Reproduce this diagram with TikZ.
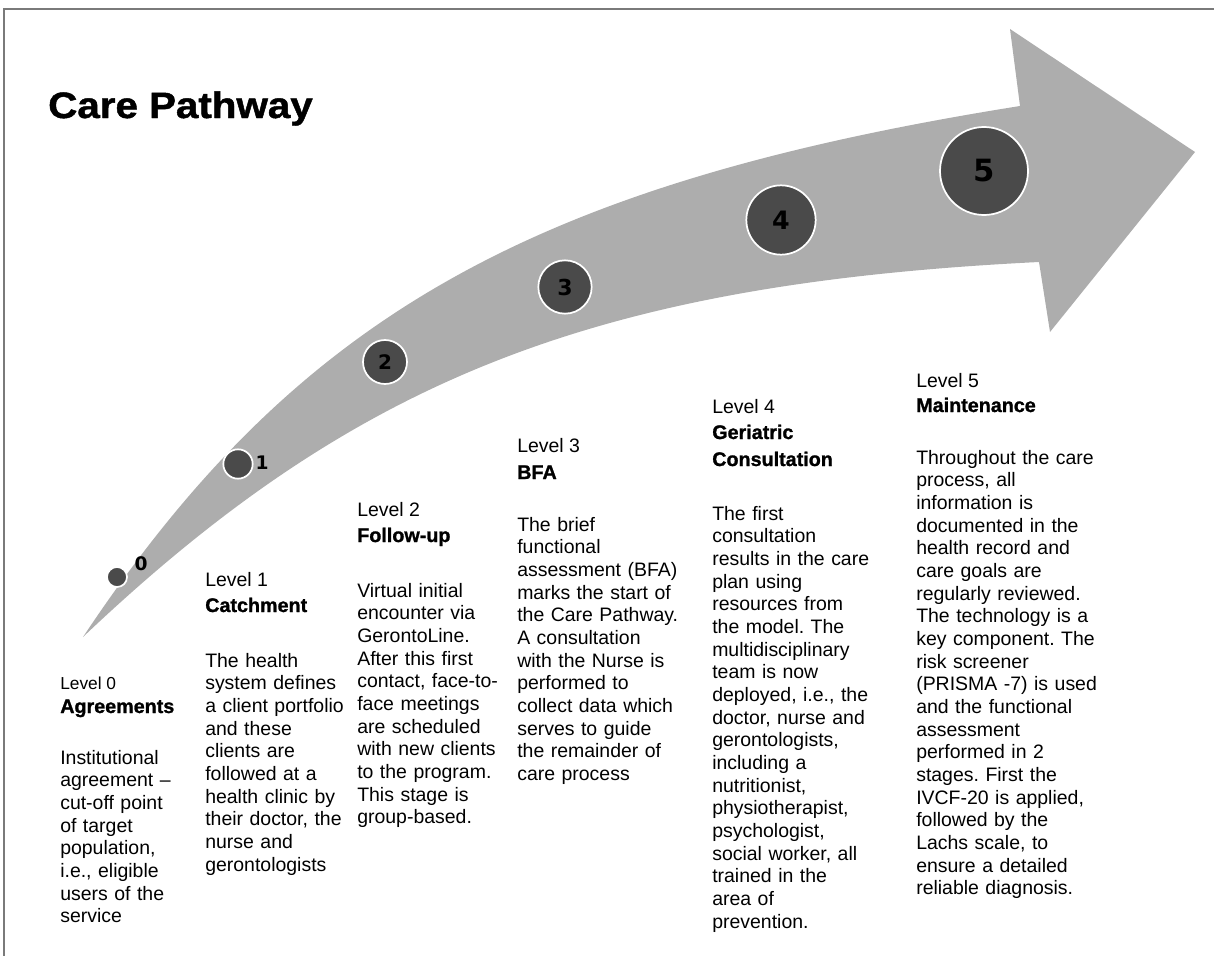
\documentclass[tikz,border=0pt]{standalone}
\usepackage{fontspec}
\usepackage{graphicx}
\setmainfont{Liberation Sans}
\newfontface\hdfont{Liberation Sans Bold}[FakeBold=1.2]
\newfontface\numfont{DejaVu Sans Bold}
\definecolor{arrowgray}{HTML}{ADADAD}
\definecolor{dotgray}{HTML}{4A4A4A}
\definecolor{framegray}{HTML}{7A7A7A}
\frenchspacing
\tikzset{
  bodytext/.style={anchor=base west, inner sep=0pt, text width=220pt, align=left,
    font=\fontsize{14.6pt}{17pt}\selectfont\frenchspacing},
  lvltext/.style={anchor=base west, inner sep=0pt, font=\fontsize{14.6pt}{17pt}\selectfont},
  hdtext/.style={anchor=base west, inner sep=0pt, font=\hdfont\fontsize{14.8pt}{17pt}\selectfont},
  dot/.style={circle, fill=dotgray, draw=white, line width=1.3pt, inner sep=0pt},
  numlab/.style={inner sep=0pt, font=\numfont},
}
\begin{document}
\begin{tikzpicture}[x=0.75pt, y=-0.75pt]
\useasboundingbox (0,0) rectangle (1214,956);
% frame
\draw[framegray, line width=1.3pt] (4,956) -- (4,9) -- (1214,9);
% arrow
\fill[arrowgray] (83,637) .. controls (296,317) and (530,184) .. (1020,106)
  -- (1010,29) -- (1195,152) -- (1050,332) -- (1039,262)
  .. controls (595,284) and (356,378) .. (83,637) -- cycle;
% title
\node[anchor=base west, inner sep=0pt, font=\hdfont\fontsize{27.5pt}{33pt}\selectfont] (title) at (48,118) {\scalebox{1.1}[1]{Care Pathway}};
% circles
\node[dot, minimum size=15pt] (c0) at (117,577) {};
\node[numlab, font=\numfont\fontsize{14pt}{16pt}\selectfont] (n0) at (141,564) {0};
\node[dot, minimum size=22pt] (c1) at (238,464) {};
\node[numlab, font=\numfont\fontsize{14pt}{16pt}\selectfont] (n1) at (262,463) {1};
\node[dot, minimum size=33pt, font=\numfont\fontsize{15pt}{17pt}\selectfont] (c2) at (385,362) {2};
\node[dot, minimum size=40pt, font=\numfont\fontsize{16.5pt}{19pt}\selectfont] (c3) at (565,287) {3};
\node[dot, minimum size=52pt, font=\numfont\fontsize{19pt}{22pt}\selectfont] (c4) at (781,220) {4};
\node[dot, minimum size=66pt, font=\numfont\fontsize{23pt}{26pt}\selectfont] (c5) at (984,171) {5};
% column 0
\node[lvltext, font=\fontsize{13pt}{17pt}\selectfont] (l0) at (60,689) {Level 0};
\node[hdtext] (h0) at (60,713) {Agreements};
\node[bodytext] (b0) at (60,764) {Institutional\\agreement --\\cut-off point\\of target\\population,\\i.e., eligible\\users of the\\service};
% column 1
\node[lvltext] (l1) at (205,586) {Level 1};
\node[hdtext] (h1) at (205,612) {Catchment};
\node[bodytext] (b1) at (205,667) {The health\\system defines\\a client portfolio\\and these\\clients are\\followed at a\\health clinic by\\their doctor, the\\nurse and\\gerontologists};
% column 2
\node[lvltext] (l2) at (357,516) {Level 2};
\node[hdtext] (h2) at (357,542) {Follow-up};
\node[bodytext] (b2) at (357,597) {Virtual initial\\encounter via\\GerontoLine.\\After this first\\contact, face-to-\\face meetings\\are scheduled\\with new clients\\to the program.\\This stage is\\group-based.};
% column 3
\node[lvltext] (l3) at (517,452) {Level 3};
\node[hdtext] (h3) at (517,479) {BFA};
\node[bodytext] (b3) at (517,531) {The brief\\functional\\assessment (BFA)\\marks the start of\\the Care Pathway.\\A consultation\\with the Nurse is\\performed to\\collect data which\\serves to guide\\the remainder of\\care process};
% column 4
\node[lvltext] (l4) at (712,413) {Level 4};
\node[hdtext] (h4) at (712,439) {Geriatric};
\node[hdtext] (h4b) at (712,466) {Consultation};
\node[bodytext] (b4) at (712,520) {The first\\consultation\\results in the care\\plan using\\resources from\\the model. The\\multidisciplinary\\team is now\\deployed, i.e., the\\doctor, nurse and\\gerontologists,\\including a\\nutritionist,\\physiotherapist,\\psychologist,\\social worker, all\\trained in the\\area of\\prevention.};
% column 5
\node[lvltext] (l5) at (916,387) {Level 5};
\node[hdtext] (h5) at (916,412) {Maintenance};
\node[bodytext] (b5) at (916,464) {Throughout the care\\process, all\\information is\\documented in the\\health record and\\care goals are\\regularly reviewed.\\The technology is a\\key component. The\\risk screener\\(PRISMA -7) is used\\and the functional\\assessment\\performed in 2\\stages. First the\\IVCF-20 is applied,\\followed by the\\Lachs scale, to\\ensure a detailed\\reliable diagnosis.};
\end{tikzpicture}
\end{document}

◇ ◇ ◇

- [What to produce] Are you able to set down all the lines above exactly, without any pictures?

- [Reply]
Reproduce this diagram with TikZ.
\documentclass[tikz,border=0pt]{standalone}
\usepackage{fontspec}
\usepackage{graphicx}
\setmainfont{Liberation Sans}
\newfontface\hdfont{Liberation Sans Bold}[FakeBold=1.2]
\newfontface\numfont{DejaVu Sans Bold}
\definecolor{arrowgray}{HTML}{ADADAD}
\definecolor{dotgray}{HTML}{4A4A4A}
\definecolor{framegray}{HTML}{7A7A7A}
\frenchspacing
\tikzset{
  bodytext/.style={anchor=base west, inner sep=0pt, text width=220pt, align=left,
    font=\fontsize{14.6pt}{17pt}\selectfont\frenchspacing},
  lvltext/.style={anchor=base west, inner sep=0pt, font=\fontsize{14.6pt}{17pt}\selectfont},
  hdtext/.style={anchor=base west, inner sep=0pt, font=\hdfont\fontsize{14.8pt}{17pt}\selectfont},
  dot/.style={circle, fill=dotgray, draw=white, line width=1.3pt, inner sep=0pt},
  numlab/.style={inner sep=0pt, font=\numfont},
}
\begin{document}
\begin{tikzpicture}[x=0.75pt, y=-0.75pt]
\useasboundingbox (0,0) rectangle (1214,956);
% frame
\draw[framegray, line width=1.3pt] (4,956) -- (4,9) -- (1214,9);
% arrow
\fill[arrowgray] (83,637) .. controls (296,317) and (530,184) .. (1020,106)
  -- (1010,29) -- (1195,152) -- (1050,332) -- (1039,262)
  .. controls (595,284) and (356,378) .. (83,637) -- cycle;
% title
\node[anchor=base west, inner sep=0pt, font=\hdfont\fontsize{27.5pt}{33pt}\selectfont] (title) at (48,118) {\scalebox{1.1}[1]{Care Pathway}};
% circles
\node[dot, minimum size=15pt] (c0) at (117,577) {};
\node[numlab, font=\numfont\fontsize{14pt}{16pt}\selectfont] (n0) at (141,564) {0};
\node[dot, minimum size=22pt] (c1) at (238,464) {};
\node[numlab, font=\numfont\fontsize{14pt}{16pt}\selectfont] (n1) at (262,463) {1};
\node[dot, minimum size=33pt, font=\numfont\fontsize{15pt}{17pt}\selectfont] (c2) at (385,362) {2};
\node[dot, minimum size=40pt, font=\numfont\fontsize{16.5pt}{19pt}\selectfont] (c3) at (565,287) {3};
\node[dot, minimum size=52pt, font=\numfont\fontsize{19pt}{22pt}\selectfont] (c4) at (781,220) {4};
\node[dot, minimum size=66pt, font=\numfont\fontsize{23pt}{26pt}\selectfont] (c5) at (984,171) {5};
% column 0
\node[lvltext, font=\fontsize{13pt}{17pt}\selectfont] (l0) at (60,689) {Level 0};
\node[hdtext] (h0) at (60,713) {Agreements};
\node[bodytext] (b0) at (60,764) {Institutional\\agreement --\\cut-off point\\of target\\population,\\i.e., eligible\\users of the\\service};
% column 1
\node[lvltext] (l1) at (205,586) {Level 1};
\node[hdtext] (h1) at (205,612) {Catchment};
\node[bodytext] (b1) at (205,667) {The health\\system defines\\a client portfolio\\and these\\clients are\\followed at a\\health clinic by\\their doctor, the\\nurse and\\gerontologists};
% column 2
\node[lvltext] (l2) at (357,516) {Level 2};
\node[hdtext] (h2) at (357,542) {Follow-up};
\node[bodytext] (b2) at (357,597) {Virtual initial\\encounter via\\GerontoLine.\\After this first\\contact, face-to-\\face meetings\\are scheduled\\with new clients\\to the program.\\This stage is\\group-based.};
% column 3
\node[lvltext] (l3) at (517,452) {Level 3};
\node[hdtext] (h3) at (517,479) {BFA};
\node[bodytext] (b3) at (517,531) {The brief\\functional\\assessment (BFA)\\marks the start of\\the Care Pathway.\\A consultation\\with the Nurse is\\performed to\\collect data which\\serves to guide\\the remainder of\\care process};
% column 4
\node[lvltext] (l4) at (712,413) {Level 4};
\node[hdtext] (h4) at (712,439) {Geriatric};
\node[hdtext] (h4b) at (712,466) {Consultation};
\node[bodytext] (b4) at (712,520) {The first\\consultation\\results in the care\\plan using\\resources from\\the model. The\\multidisciplinary\\team is now\\deployed, i.e., the\\doctor, nurse and\\gerontologists,\\including a\\nutritionist,\\physiotherapist,\\psychologist,\\social worker, all\\trained in the\\area of\\prevention.};
% column 5
\node[lvltext] (l5) at (916,387) {Level 5};
\node[hdtext] (h5) at (916,412) {Maintenance};
\node[bodytext] (b5) at (916,464) {Throughout the care\\process, all\\information is\\documented in the\\health record and\\care goals are\\regularly reviewed.\\The technology is a\\key component. The\\risk screener\\(PRISMA -7) is used\\and the functional\\assessment\\performed in 2\\stages. First the\\IVCF-20 is applied,\\followed by the\\Lachs scale, to\\ensure a detailed\\reliable diagnosis.};
\end{tikzpicture}
\end{document}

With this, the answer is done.